The U.S. embargo is sure to be unpopular in Venezuela. A wall in Caracas reads, ‘Trump, un-embargo Venezuela.’ AP Photo/Leonardo Fernandez
Venezuelans with access to dollars – through remittances or savings squirreled away before the crisis – are surviving this crisis. They can afford food, medicine and gasoline, and buy other goods to barter.
But most Venezuelans today are desperately poor. According to the United Nations, 90% of people there live in poverty. That’s double what it was in 2014.
The Venezuelan minimum wage of roughly $7 per month is not enough to cover a family’s basic needs. As a result, malnutrition is spreading. Last year, Venezuelans reported losing an average of 25 pounds, and two-thirds said they go to bed hungry.
The majority of Venezuelans rely on the government to eat. Its monthly delivery of heavily subsidized food and basic goods known as “CLAP” is a lifeline to the poor. If the government runs out of money, poor people will feel it the most – not the government officials and other Venezuelans with access to dollars.
Venezuelan National Militia members carry boxes of subsidized food for distribution across the capital of Caracas, July 5, 2019. AP Photos/Ariana Cubillos
Maduro has few international allies. When the Trump administration led efforts earlier this year to recognize opposition leader Juan Guaidó as the legitimate president of Venezuela, 60 countries joined it.
But China and Russia continue to be Venezuela’s most powerful international boosters and have bailed out Maduro by giving his government massive loans in the past. Both have vetoed every U.S. effort to pass resolutions against Maduro’s government within the United Nations.
China has exploited Venezuela’s vast natural resources for profit. Russia has made the South American nation a strategic geopolitical partner in the Western Hemisphere, a key ally in its efforts to undermine American influence.
Neither of the two countries are likely to comply with an economic embargo to Venezuela. Analysts expect them to continue buying oil, gold and other valuable commodities from Maduro’s regime, providing much-needed cash to his government.
5. Remember Cuba?
Embargoes rarely produce regime change of the sort Trump seeks in Venezuela.
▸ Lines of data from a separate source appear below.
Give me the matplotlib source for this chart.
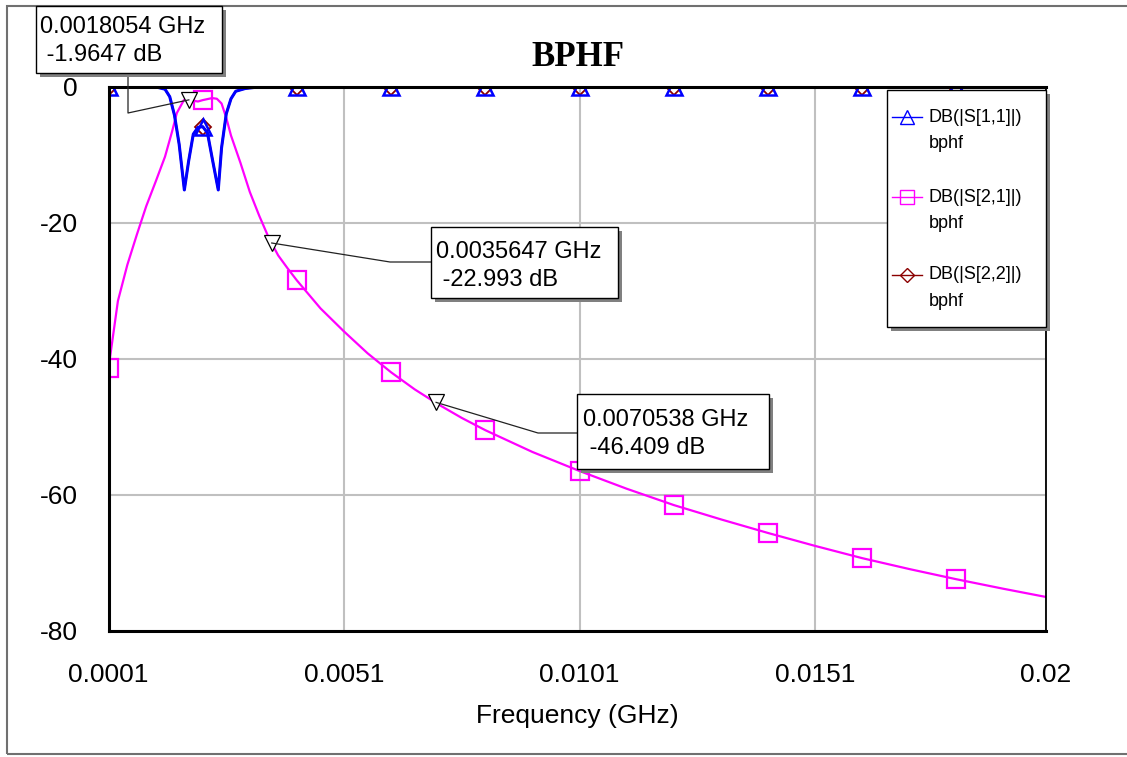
import numpy as np
import matplotlib
matplotlib.use('Agg')
import matplotlib.pyplot as plt
from matplotlib.patches import Rectangle
from matplotlib.lines import Line2D

plt.rcParams['font.family'] = ['Liberation Sans', 'DejaVu Sans']

W, H = 1127, 757

# S21 (magenta, squares)
s21_f = [0.0001, 0.0003, 0.0005, 0.0007, 0.0009, 0.0011, 0.0013, 0.00145, 0.00155,
         0.0017, 0.0018, 0.0019, 0.0020, 0.0021, 0.0023, 0.0024, 0.0025, 0.0026,
         0.0027, 0.0028, 0.0029, 0.0031, 0.0033, 0.0035, 0.0037, 0.0039, 0.0041,
         0.0046, 0.0051, 0.0056, 0.0061, 0.0066, 0.0071, 0.0076, 0.0081, 0.0091,
         0.0101, 0.0111, 0.0121, 0.0131, 0.0141, 0.0151, 0.0161, 0.0171, 0.0181,
         0.0191, 0.0200]
s21_db = [-41.4, -31.5, -26.2, -21.8, -17.6, -14.0, -10.3, -6.6, -3.9,
          -2.0, -1.8, -2.1, -2.2, -2.0, -1.7, -1.8, -2.5, -4.6,
          -7.2, -9.2, -11.2, -15.5, -19.0, -22.2, -24.8, -26.7, -28.5,
          -32.6, -36.0, -39.2, -42.0, -44.5, -46.7, -48.7, -50.5, -53.7,
          -56.5, -59.1, -61.5, -63.6, -65.6, -67.5, -69.3, -70.9, -72.4,
          -73.8, -75.0]

# S11 / S22 (blue triangles, dark red diamonds)
s11_f = [0.0001, 0.0011, 0.0013, 0.0014, 0.0015, 0.0016, 0.00171, 0.0018, 0.0019,
         0.0020, 0.0021, 0.0022, 0.0023, 0.00243, 0.0025, 0.0026, 0.0027, 0.0028,
         0.0030, 0.0033, 0.0041, 0.0061, 0.0081, 0.0101, 0.0121, 0.0141, 0.0161,
         0.0181, 0.0200]
s11_db = [0.0, -0.05, -0.4, -1.5, -4.2, -8.5, -15.2, -11.0, -7.0,
          -6.0, -5.9, -6.8, -10.5, -15.2, -9.0, -4.0, -1.8, -0.7,
          -0.3, -0.05, 0.0, 0.0, 0.0, 0.0, 0.0, 0.0, 0.0,
          0.0, 0.0]
s22_f = s11_f
s22_db = s11_db

marker_f = [0.0001, 0.0021, 0.0041, 0.0061, 0.0081, 0.0101, 0.0121, 0.0141, 0.0161, 0.0181]

# marker readouts
mk_f = [0.0018054, 0.0035647, 0.0070538]
mk_db = [-1.9647, -22.993, -46.409]

xticks = [0.0001, 0.0051, 0.0101, 0.0151, 0.02]
xtick_labels = ['0.0001', '0.0051', '0.0101', '0.0151', '0.02']
yticks = [0, -20, -40, -60, -80]

legend_names = ['DB(|S[1,1]|)', 'DB(|S[2,1]|)', 'DB(|S[2,2]|)']

C_S11 = '#0000ff'
C_S21 = '#ff00ff'
C_S22 = '#8b0000'


def fpx(x, y):
    # pixel (top-left origin) -> figure fraction
    return x / W, 1 - y / H


def idx(fs, marks):
    fs = np.array(fs)
    return [int(np.argmin(np.abs(fs - m))) for m in marks]


fig = plt.figure(figsize=(W / 100, H / 100), dpi=100)
l, b = fpx(108.5, 631)
r, t = fpx(1046, 86.5)
ax = fig.add_axes([l, b, r - l, t - b])

ax.plot(s22_f, s22_db, color=C_S22, lw=1.5, marker='D', ms=8, mfc='none', mew=1.3,
        markevery=idx(s22_f, marker_f))
ax.plot(s21_f, s21_db, color=C_S21, lw=1.6, marker='s', ms=12.5, mfc='none', mew=1.6,
        markevery=idx(s21_f, marker_f))
ax.plot(s11_f, s11_db, color=C_S11, lw=2.2, marker='^', ms=12, mfc='none', mew=1.8,
        markevery=idx(s11_f, marker_f))

ax.plot(mk_f, mk_db, ls='none', marker='v', ms=11, mfc='white', mec='black', mew=0.9,
        clip_on=False, zorder=5)

ax.set_xlim(0.0001, 0.02)
ax.set_ylim(-80, 0)
ax.set_xticks(xticks)
ax.set_xticklabels(xtick_labels)
ax.set_yticks(yticks)
ax.set_yticklabels([str(v) for v in yticks])
ax.tick_params(length=0, labelsize=19)
ax.tick_params(axis='x', pad=23)
ax.tick_params(axis='y', pad=22)
ax.grid(True, color='#c0c0c0', lw=1.5)
ax.set_axisbelow(True)
for side in ['left', 'bottom', 'top']:
    ax.spines[side].set_linewidth(2.2)
ax.spines['right'].set_linewidth(1.3)
ax.set_xlabel('Frequency (GHz)', fontsize=19, labelpad=12)

# title
fig.text(*fpx(578, 57), 'BPHF', fontsize=25, fontweight='bold',
         family=['Liberation Serif', 'DejaVu Serif'], ha='center', va='center')

# outer frame
x0, y0 = fpx(7, 754)
x1, y1 = fpx(1130, 6)
fig.add_artist(Rectangle((x0, y0), x1 - x0, y1 - y0, transform=fig.transFigure,
                         fill=False, edgecolor='#707070', lw=1.5))


def shadow_box(xa, ya, xb, yb, off=4):
    sx0, sy0 = fpx(xa + off, yb + off)
    sx1, sy1 = fpx(xb + off, ya + off)
    fig.add_artist(Rectangle((sx0, sy0), sx1 - sx0, sy1 - sy0, transform=fig.transFigure,
                             facecolor='#808080', edgecolor='none', zorder=3))
    bx0, by0 = fpx(xa, yb)
    bx1, by1 = fpx(xb, ya)
    fig.add_artist(Rectangle((bx0, by0), bx1 - bx0, by1 - by0, transform=fig.transFigure,
                             facecolor='white', edgecolor='black', lw=1.0, zorder=4))


# marker readout boxes: box (x0, y0, x1, y1), text left x, line y's, connector pts
boxes = [
    ((36, 6, 222, 73), 40, (27, 55), [(128, 73), (128, 113)]),
    ((431, 227, 618, 298), 436, (252, 280), [(431, 262), (390, 262)]),
    ((577, 394, 769, 469), 583, (420, 448), [(577, 433), (538, 433)]),
]
inv = fig.transFigure.inverted()
for (bx, tx, ty, conn), f, db in zip(boxes, mk_f, mk_db):
    mx, my = inv.transform(ax.transData.transform((f, db)))
    pts = [fpx(*p) for p in conn] + [(mx, my)]
    fig.add_artist(Line2D([p[0] for p in pts], [p[1] for p in pts], transform=fig.transFigure,
                          color='#222222', lw=0.9, zorder=2))
    shadow_box(*bx)
    fig.text(*fpx(tx, ty[0]), f'{f:.5g} GHz', fontsize=17, va='center', ha='left', zorder=6)
    fig.text(*fpx(tx, ty[1]), f' {db:.5g} dB', fontsize=17, va='center', ha='left', zorder=6)

# legend
shadow_box(887, 90, 1046, 327)
leg_y = [117, 197, 275]
leg_style = [(C_S11, '^', 10), (C_S21, 's', 9.5), (C_S22, 'D', 7.5)]
for name, ly, (c, m, ms) in zip(legend_names, leg_y, leg_style):
    xa, ya = fpx(892, ly)
    xb, _ = fpx(922, ly)
    xm, _ = fpx(907, ly)
    fig.add_artist(Line2D([xa, xb], [ya, ya], transform=fig.transFigure, color=c, lw=1.0,
                          zorder=5))
    fig.add_artist(Line2D([xm], [ya], transform=fig.transFigure, color=c, marker=m, ms=ms,
                          mfc='none', mew=1.0, zorder=5))
    fig.text(*fpx(929, ly), name, fontsize=13, va='center', ha='left', zorder=6)
    fig.text(*fpx(929, ly + 26), 'bphf', fontsize=13, va='center', ha='left', zorder=6)

fig.savefig('out.png', dpi=100)
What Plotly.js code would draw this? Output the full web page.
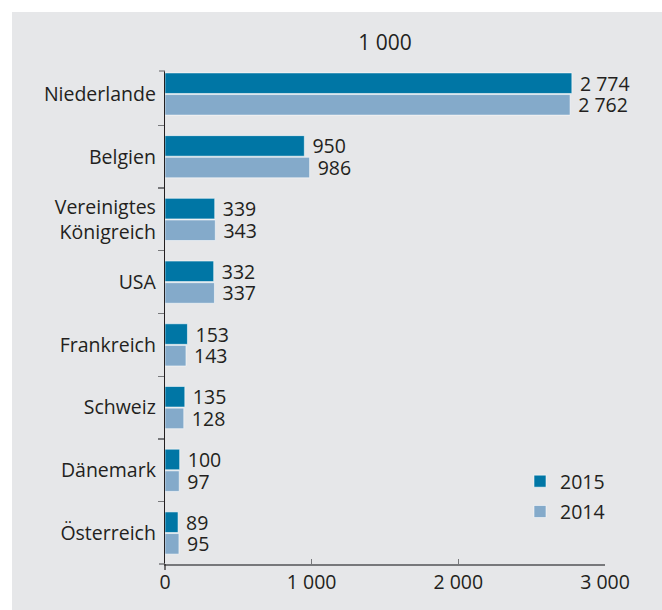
<!DOCTYPE html>
<html><head><meta charset="utf-8">
<script src="https://cdn.plot.ly/plotly-3.0.1.min.js"></script>
<style>html,body{margin:0;padding:0;background:#fff}</style>
</head><body>
<div id="chart" style="width:662px;height:610px"></div>
<script>
const categories = ["Niederlande","Belgien","Vereinigtes<br>Königreich","USA","Frankreich","Schweiz","Dänemark","Österreich"];
const values2015 = [2774, 950, 339, 332, 153, 135, 100, 89];
const values2014 = [2762, 986, 343, 337, 143, 128, 97, 95];
const xTicks = [0, 1000, 2000, 3000];
const unitTitle = "1 000";

const FONT = "Open Sans, Noto Sans, sans-serif";
const TXT = "#231f20";
const FS = 19.5;
const W = 440, H = 493;

function trace(name, vals, color, grp) {
  return {
    type: "bar", orientation: "h", name: name, legendgroup: grp,
    y: categories, x: vals,
    marker: {color: color, line: {color: "rgba(255,255,255,0.55)", width: 1}},
    text: vals, texttemplate: "\u00a0%{x:,d}", textposition: "outside",
    constraintext: "none", cliponaxis: false,
    textfont: {family: FONT, size: FS, color: TXT},
    hoverinfo: "skip"
  };
}

const data = [
  trace("2015", values2015, "#0076a5", "a"),
  trace("2014", values2014, "#84aaca", "b")
];

const layout = {
  width: 662, height: 610,
  margin: {l: 165, r: 57, t: 71, b: 46},
  paper_bgcolor: "#e6e7e9", plot_bgcolor: "rgba(0,0,0,0)",
  separators: ", ",
  font: {family: FONT, size: FS, color: TXT},
  barmode: "group", bargap: 0.31, bargroupgap: 0.05,
  showlegend: true,
  legend: {x: (520-165)/W, xanchor: "left", y: (564-462)/H, yanchor: "top",
           bgcolor: "rgba(0,0,0,0)", font: {family: FONT, size: FS, color: TXT},
           traceorder: "grouped", tracegroupgap: 2},
  title: {text: unitTitle, x: 0.5, xref: "paper", xanchor: "center",
          y: 1 - 43/610, yref: "container", yanchor: "middle",
          font: {family: FONT, size: 21, color: TXT}},
  xaxis: {range: [0, 3000], tickvals: xTicks, tickformat: ",d",
          showgrid: false, zeroline: false, showline: true, linecolor: "#77787b", linewidth: 1.5,
          ticks: "inside", ticklen: 5, tickcolor: "#77787b", tickwidth: 1.5,
          tickfont: {family: FONT, size: FS, color: TXT}, fixedrange: true},
  yaxis: {type: "category", range: [7.494, -0.367], tickson: "boundaries",
          showgrid: false, zeroline: false, showline: true, linecolor: "#231f20", linewidth: 1.2,
          ticks: "outside", ticklen: 6, tickcolor: "#77787b", tickwidth: 1.2,
          ticklabelstandoff: 4,
          tickfont: {family: FONT, size: FS, color: TXT}, fixedrange: true},
  shapes: [
    {type: "rect", xref: "paper", yref: "paper", x0: -165/W, x1: (12-165)/W, y0: -46/H, y1: 1 + 71/H,
     fillcolor: "#ffffff", line: {width: 0}, layer: "above"},
    {type: "rect", xref: "paper", yref: "paper", x0: -165/W, x1: 1 + 57/W, y0: 1 + (71-12)/H, y1: 1 + 71/H,
     fillcolor: "#ffffff", line: {width: 0}, layer: "above"},
    {type: "line", xref: "paper", yref: "paper", x0: -6/W, x1: 0, y0: 1, y1: 1,
     line: {color: "#77787b", width: 1.2}},
    {type: "line", xref: "paper", yref: "paper", x0: -6/W, x1: 0, y0: 0, y1: 0,
     line: {color: "#77787b", width: 1.5}},
    {type: "line", xref: "paper", yref: "paper", x0: 0, x1: 0, y0: 0, y1: -6/H,
     line: {color: "#231f20", width: 1.2}}
  ]
};

Plotly.newPlot("chart", data, layout, {displayModeBar: false, staticPlot: true});
</script>
</body></html>
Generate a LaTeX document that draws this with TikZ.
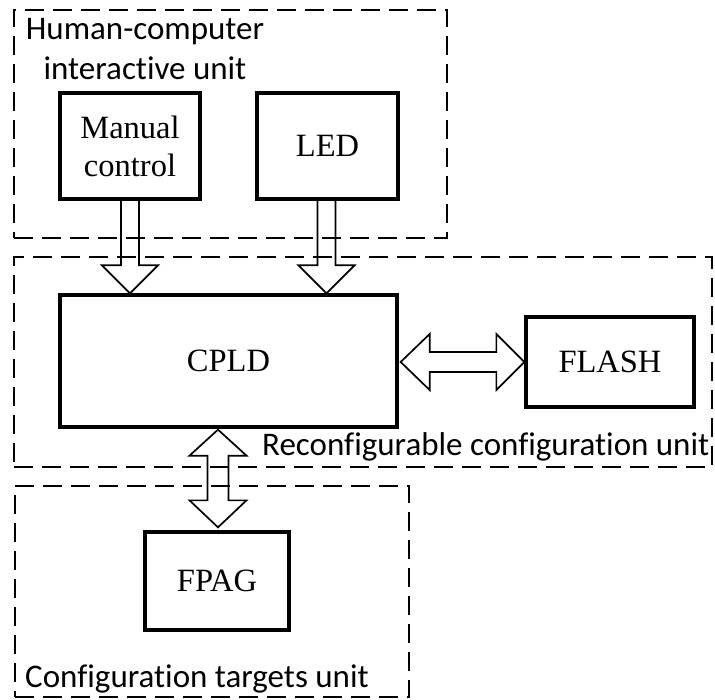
\documentclass[tikz,border=0pt]{standalone}
\usepackage{fontspec}
\setmainfont{Liberation Serif}
\newfontfamily\lblfont[Ligatures=NoCommon]{Carlito}
\usetikzlibrary{calc}
\begin{document}
\begin{tikzpicture}[x=1pt,y=-1pt,
  unitbox/.style={draw,dash pattern=on 19pt off 9pt,line width=2.2pt,inner sep=0pt},
  blk/.style={draw,line width=3.3pt,inner sep=0pt,align=center,font=\fontsize{32.5}{38}\selectfont},
  bigarrow/.style={draw,line width=1.7pt,line join=miter},
  lbl/.style={inner sep=0pt,font=\lblfont\fontsize{33}{40}\selectfont}]
\useasboundingbox (0,0) rectangle (715,700);
% unit boxes
\node[unitbox,minimum width=433pt,minimum height=228pt] (hci) at (230.5,124) {};
\node[unitbox,minimum width=698pt,minimum height=210pt] (rcu) at (363,362) {};
\node[unitbox,minimum width=394pt,minimum height=211pt] (ctu) at (212,591.5) {};
% unit labels
\node[lbl,align=center,anchor=north] (hcil) at (145,18) {Human-computer\\interactive unit};
\node[lbl,anchor=base west] (rcul) at (262,456) {Reconfigurable configuration unit};
\node[lbl,anchor=base west] (ctul) at (25,687) {Configuration targets unit};
% blocks
\node[blk,minimum width=140pt,minimum height=106pt] (mc) at (130,146) {Manual\\control};
\node[blk,minimum width=141pt,minimum height=106pt] (led) at (327.5,146) {LED};
\node[blk,minimum width=337pt,minimum height=132pt] (cpld) at (228.5,361) {CPLD};
\node[blk,minimum width=168pt,minimum height=90pt] (flash) at (610,362) {FLASH};
\node[blk,minimum width=144pt,minimum height=98pt] (fpag) at (217,581) {FPAG};
% single down arrows
\coordinate (mctip) at (mc.south |- cpld.north);
\draw[bigarrow] ($(mc.south)+(-9,0)$) -- ($(mctip)+(-9,-28)$) -- ($(mctip)+(-28,-28)$)
  -- (mctip) -- ($(mctip)+(28,-28)$) -- ($(mctip)+(9,-28)$) -- ($(mc.south)+(9,0)$);
\coordinate (ledtip) at ($(led.south |- cpld.north)+(-1,0)$);
\coordinate (ledtop) at ($(led.south)+(-1,0)$);
\draw[bigarrow] ($(ledtop)+(-9,0)$) -- ($(ledtip)+(-9,-28)$) -- ($(ledtip)+(-28,-28)$)
  -- (ledtip) -- ($(ledtip)+(28,-28)$) -- ($(ledtip)+(9,-28)$) -- ($(ledtop)+(9,0)$);
% horizontal double arrow CPLD <-> FLASH
\coordinate (hl) at ($(cpld.east)+(2,1)$);
\coordinate (hr) at ($(flash.west)+(0,0)$);
\draw[bigarrow] (hl) -- ($(hl)+(29,-28)$) -- ($(hl)+(29,-10)$) -- ($(hr)+(-28,-10)$)
  -- ($(hr)+(-28,-28)$) -- (hr) -- ($(hr)+(-28,28)$) -- ($(hr)+(-28,10)$)
  -- ($(hl)+(29,10)$) -- ($(hl)+(29,28)$) -- cycle;
% vertical double arrow CPLD <-> FPAG
\coordinate (vt) at ($(fpag.north |- cpld.south)+(1,1)$);
\coordinate (vb) at ($(fpag.north)+(1,-3)$);
\draw[bigarrow] (vt) -- ($(vt)+(28.5,26)$) -- ($(vt)+(10.5,26)$) -- ($(vb)+(10.5,-27)$)
  -- ($(vb)+(28.5,-27)$) -- (vb) -- ($(vb)+(-28.5,-27)$) -- ($(vb)+(-10.5,-27)$)
  -- ($(vt)+(-10.5,26)$) -- ($(vt)+(-28.5,26)$) -- cycle;
\end{tikzpicture}
\end{document}
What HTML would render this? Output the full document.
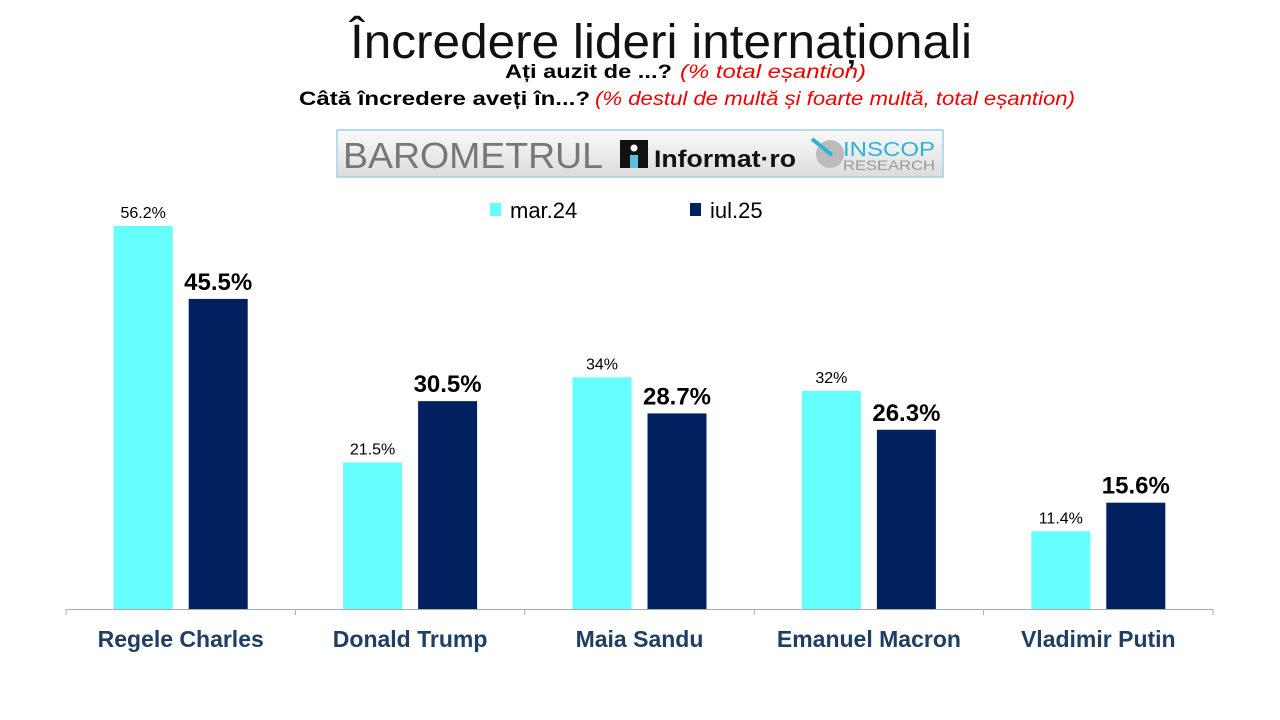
<!DOCTYPE html>
<html><head><meta charset="utf-8"><style>
body{margin:0;background:#fff;width:1280px;height:720px;overflow:hidden}
svg{display:block}
</style></head><body>
<svg id="chart" width="1280" height="720" xmlns="http://www.w3.org/2000/svg">
<text x="350" y="58" font-family="Liberation Sans, sans-serif" font-size="48" textLength="622" lengthAdjust="spacingAndGlyphs" fill="#111">Încredere lideri internaționali</text>
<g font-family="Liberation Sans, sans-serif" font-size="19">
<text x="505" y="78" font-weight="bold" textLength="167" lengthAdjust="spacingAndGlyphs" fill="#000">Ați auzit de ...?</text>
<text x="680" y="78" font-style="italic" textLength="186" lengthAdjust="spacingAndGlyphs" fill="#e00">(% total eșantion)</text>
<text x="299" y="105" font-weight="bold" textLength="291" lengthAdjust="spacingAndGlyphs" fill="#000">Câtă încredere aveți în...?</text>
<text x="595" y="105" font-style="italic" textLength="480" lengthAdjust="spacingAndGlyphs" fill="#e00">(% destul de multă și foarte multă, total eșantion)</text>
</g>
<g>
<defs><linearGradient id="lg" x1="0" x2="0" y1="0" y2="1"><stop offset="0" stop-color="#fafafa"/><stop offset="1" stop-color="#dcdcdc"/></linearGradient></defs>
<rect x="337" y="130" width="606" height="47" fill="url(#lg)" stroke="#9fd3e6" stroke-width="1.5"/>
<text x="343" y="168" font-family="Liberation Sans, sans-serif" font-size="36" fill="#777" textLength="260" lengthAdjust="spacingAndGlyphs">BAROMETRUL</text>
<rect x="620" y="140" width="28" height="28" fill="#111"/>
<rect x="630" y="155" width="8" height="13" fill="#5bc0de"/>
<circle cx="634" cy="148" r="3.5" fill="#fff"/>
<text x="654" y="167" font-family="Liberation Sans, sans-serif" font-weight="bold" font-size="24" fill="#111" textLength="142" lengthAdjust="spacingAndGlyphs">Informat·ro</text>
<circle cx="830" cy="154" r="14" fill="#bbb"/>
<line x1="812" y1="139" x2="832" y2="155" stroke="#29b5d8" stroke-width="4"/>
<text x="843" y="156" font-family="Liberation Sans, sans-serif" font-size="20" fill="#29b5d8" textLength="92" lengthAdjust="spacingAndGlyphs">INSCOP</text>
<text x="843" y="170" font-family="Liberation Sans, sans-serif" font-size="14" fill="#999" textLength="92" lengthAdjust="spacingAndGlyphs">RESEARCH</text>
</g>
<g>
<rect x="490" y="203" width="11" height="13" fill="#66ffff"/>
<text x="510" y="218" font-family="Liberation Sans, sans-serif" font-size="22" fill="#000">mar.24</text>
<rect x="690" y="203" width="11" height="13" fill="#002060"/>
<text x="710" y="218" font-family="Liberation Sans, sans-serif" font-size="22" fill="#000">iul.25</text>
</g>
<g id="plot"></g>
</svg>
<script>
const categories=["Regele Charles","Donald Trump","Maia Sandu","Emanuel Macron","Vladimir Putin"];
const mar24=[56.2,21.5,34,32,11.4];
const iul25=[45.5,30.5,28.7,26.3,15.6];
const mar24Labels=["56.2%","21.5%","34%","32%","11.4%"];
const iul25Labels=["45.5%","30.5%","28.7%","26.3%","15.6%"];
const NS="http://www.w3.org/2000/svg";
const x0=66,x1=1213,base=609,pxPer=6.815;
const bw=(x1-x0)/categories.length;
const y=v=>base-v*pxPer;
const xc=i=>x0+bw*(i+0.5);
const g=document.getElementById('plot');
function mk(t,a){const e=document.createElementNS(NS,t);for(const k in a)e.setAttribute(k,a[k]);g.appendChild(e);return e;}
const ax=mk('line',{x1:x0,x2:x1,y1:base+0.5,y2:base+0.5,stroke:'#aaa','stroke-width':1});


for(let i=0;i<=categories.length;i++){
 const t=mk('line',{x1:x0+bw*i,x2:x0+bw*i,y1:base,y2:base+6,stroke:'#aaa'});
 
 
}
categories.forEach((c,i)=>{
 const cx=xc(i);
 const b1=mk('rect',{x:cx-67,y:y(mar24[i]),width:59,height:base-y(mar24[i]),fill:'#66ffff'});
 
 
 const b2=mk('rect',{x:cx+8,y:y(iul25[i]),width:59,height:base-y(iul25[i]),fill:'#002060'});
 
 
 const l1=mk('text',{x:cx-37.5,y:y(mar24[i])-8,'text-anchor':'middle','font-family':'Liberation Sans, sans-serif','font-size':16,fill:'#000'});
 l1.textContent=mar24Labels[i];
 
 
 const l2=mk('text',{x:cx+37.5,y:y(iul25[i])-9,'text-anchor':'middle','font-family':'Liberation Sans, sans-serif','font-size':24,'font-weight':'bold',fill:'#000'});
 l2.textContent=iul25Labels[i];
 
 
 const cl=mk('text',{x:cx,y:647,'text-anchor':'middle','font-family':'Liberation Sans, sans-serif','font-size':23,'font-weight':'bold',fill:'#1f3e64'});
 cl.textContent=c;
 
 
});
</script>
</body></html>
Just consider Cuba, which this year celebrated the 66th anniversary of its communist revolution – 57 years after the Kennedy government imposed a trade embargo against it. The Cuba embargo didn’t end the Castro regime; it fueled anti-American sentiment, handing the Castros an easy scapegoat for all the country’s problems – thereby improving the government’s own popularity.
An embargo will almost surely do the same in Venezuela. Trump has given Maduro even more ammunition to blame the U.S. for his country’s economic woes.
Maduro has been doing that for years anyway. Now, he won’t be totally wrong.
* Marco Aponte-Moreno is Associate Professor of Global Business and a Board Member of the Institute for Latino and Latin American Studies at St Mary's College of California.
** The views expressed here are not necessarily those of Independent Media.